**PROBLEM STATEMENT**
Return each line of the data below exactly, omitting any pictures.

**STORED DATA**

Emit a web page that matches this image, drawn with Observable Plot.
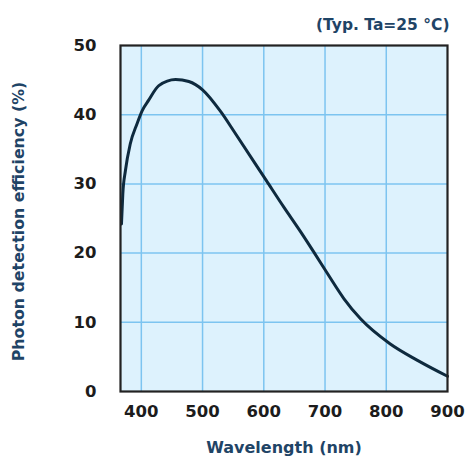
<!DOCTYPE html>
<html>
<head>
<meta charset="utf-8">
<script src="https://cdn.jsdelivr.net/npm/d3@7"></script>
<script src="https://cdn.jsdelivr.net/npm/@observablehq/plot@0.6"></script>
<style>
  html, body { margin: 0; padding: 0; background: #fff; }
  #chart svg { display: block; }
</style>
</head>
<body>
<div id="chart"></div>
<script>
const wavelength = [367.6, 369.8, 374, 382, 393, 401.5, 412, 428.6, 456, 477.6, 500, 530, 552, 604, 633, 660, 682, 705, 731, 758, 806, 851, 900];
const efficiency = [24.2, 28.6, 31.9, 35.8, 38.7, 40.6, 42.1, 44.2, 45.1, 44.8, 43.6, 40.4, 37.5, 30.5, 26.6, 23.1, 20.1, 16.9, 13.4, 10.5, 6.9, 4.5, 2.2];
const xTicks = [400, 500, 600, 700, 800, 900];
const yTicks = [0, 10, 20, 30, 40, 50];
const xLabel = "Wavelength (nm)";
const yLabel = "Photon detection efficiency (%)";
const note = "(Typ. Ta=25 °C)";

const data = wavelength.map((w, i) => ({w, e: efficiency[i]}));

const font = "'DejaVu Sans', sans-serif";
const navy = "#1f4466";

const chart = Plot.plot({
  width: 465,
  height: 464,
  marginLeft: 120,
  marginRight: 18,
  marginTop: 45,
  marginBottom: 73,
  style: {fontFamily: font, background: "#fff"},
  x: {domain: [366, 900], ticks: xTicks},
  y: {domain: [0, 50], ticks: yTicks},
  marks: [
    Plot.frame({fill: "#ddf2fd", stroke: null}),
    Plot.gridX(xTicks.filter(t => t < 900), {stroke: "#7cc4f0", strokeOpacity: 1, strokeWidth: 1.5}),
    Plot.gridY(yTicks.filter(t => t > 0 && t < 50), {stroke: "#7cc4f0", strokeOpacity: 1, strokeWidth: 1.5}),
    Plot.line(data, {x: "w", y: "e", curve: "monotone-x", stroke: "#0e2a3e", strokeWidth: 3}),
    Plot.frame({stroke: "#222", strokeWidth: 2.2}),
    Plot.axisX(xTicks, {tickSize: 0, tickPadding: 14, fontSize: 16.5, fontWeight: "bold", fill: "#1c1c1c", label: null}),
    Plot.axisY(yTicks, {tickSize: 0, tickPadding: 24, fontSize: 16.5, fontWeight: "bold", fill: "#1c1c1c", label: null}),
    Plot.text([xLabel], {frameAnchor: "bottom", dy: 61, fontSize: 16, fontWeight: "bold", fill: navy, fontFamily: font}),
    Plot.text([yLabel], {frameAnchor: "left", textAnchor: "middle", rotate: -90, dx: -102, dy: 3, fontSize: 15.8, fontWeight: "bold", fill: navy, fontFamily: font}),
    Plot.text([note], {frameAnchor: "top-right", textAnchor: "end", dy: -27, dx: 2, fontSize: 15.5, fontWeight: "bold", fill: navy, fontFamily: font})
  ]
});
document.getElementById("chart").appendChild(chart);
</script>
</body>
</html>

**RESULT FOR THIS EXERCISE**
Emit a web page that matches this image, drawn with Observable Plot.
<!DOCTYPE html>
<html>
<head>
<meta charset="utf-8">
<script src="https://cdn.jsdelivr.net/npm/d3@7"></script>
<script src="https://cdn.jsdelivr.net/npm/@observablehq/plot@0.6"></script>
<style>
  html, body { margin: 0; padding: 0; background: #fff; }
  #chart svg { display: block; }
</style>
</head>
<body>
<div id="chart"></div>
<script>
const wavelength = [367.6, 369.8, 374, 382, 393, 401.5, 412, 428.6, 456, 477.6, 500, 530, 552, 604, 633, 660, 682, 705, 731, 758, 806, 851, 900];
const efficiency = [24.2, 28.6, 31.9, 35.8, 38.7, 40.6, 42.1, 44.2, 45.1, 44.8, 43.6, 40.4, 37.5, 30.5, 26.6, 23.1, 20.1, 16.9, 13.4, 10.5, 6.9, 4.5, 2.2];
const xTicks = [400, 500, 600, 700, 800, 900];
const yTicks = [0, 10, 20, 30, 40, 50];
const xLabel = "Wavelength (nm)";
const yLabel = "Photon detection efficiency (%)";
const note = "(Typ. Ta=25 °C)";

const data = wavelength.map((w, i) => ({w, e: efficiency[i]}));

const font = "'DejaVu Sans', sans-serif";
const navy = "#1f4466";

const chart = Plot.plot({
  width: 465,
  height: 464,
  marginLeft: 120,
  marginRight: 18,
  marginTop: 45,
  marginBottom: 73,
  style: {fontFamily: font, background: "#fff"},
  x: {domain: [366, 900], ticks: xTicks},
  y: {domain: [0, 50], ticks: yTicks},
  marks: [
    Plot.frame({fill: "#ddf2fd", stroke: null}),
    Plot.gridX(xTicks.filter(t => t < 900), {stroke: "#7cc4f0", strokeOpacity: 1, strokeWidth: 1.5}),
    Plot.gridY(yTicks.filter(t => t > 0 && t < 50), {stroke: "#7cc4f0", strokeOpacity: 1, strokeWidth: 1.5}),
    Plot.line(data, {x: "w", y: "e", curve: "monotone-x", stroke: "#0e2a3e", strokeWidth: 3}),
    Plot.frame({stroke: "#222", strokeWidth: 2.2}),
    Plot.axisX(xTicks, {tickSize: 0, tickPadding: 14, fontSize: 16.5, fontWeight: "bold", fill: "#1c1c1c", label: null}),
    Plot.axisY(yTicks, {tickSize: 0, tickPadding: 24, fontSize: 16.5, fontWeight: "bold", fill: "#1c1c1c", label: null}),
    Plot.text([xLabel], {frameAnchor: "bottom", dy: 61, fontSize: 16, fontWeight: "bold", fill: navy, fontFamily: font}),
    Plot.text([yLabel], {frameAnchor: "left", textAnchor: "middle", rotate: -90, dx: -102, dy: 3, fontSize: 15.8, fontWeight: "bold", fill: navy, fontFamily: font}),
    Plot.text([note], {frameAnchor: "top-right", textAnchor: "end", dy: -27, dx: 2, fontSize: 15.5, fontWeight: "bold", fill: navy, fontFamily: font})
  ]
});
document.getElementById("chart").appendChild(chart);
</script>
</body>
</html>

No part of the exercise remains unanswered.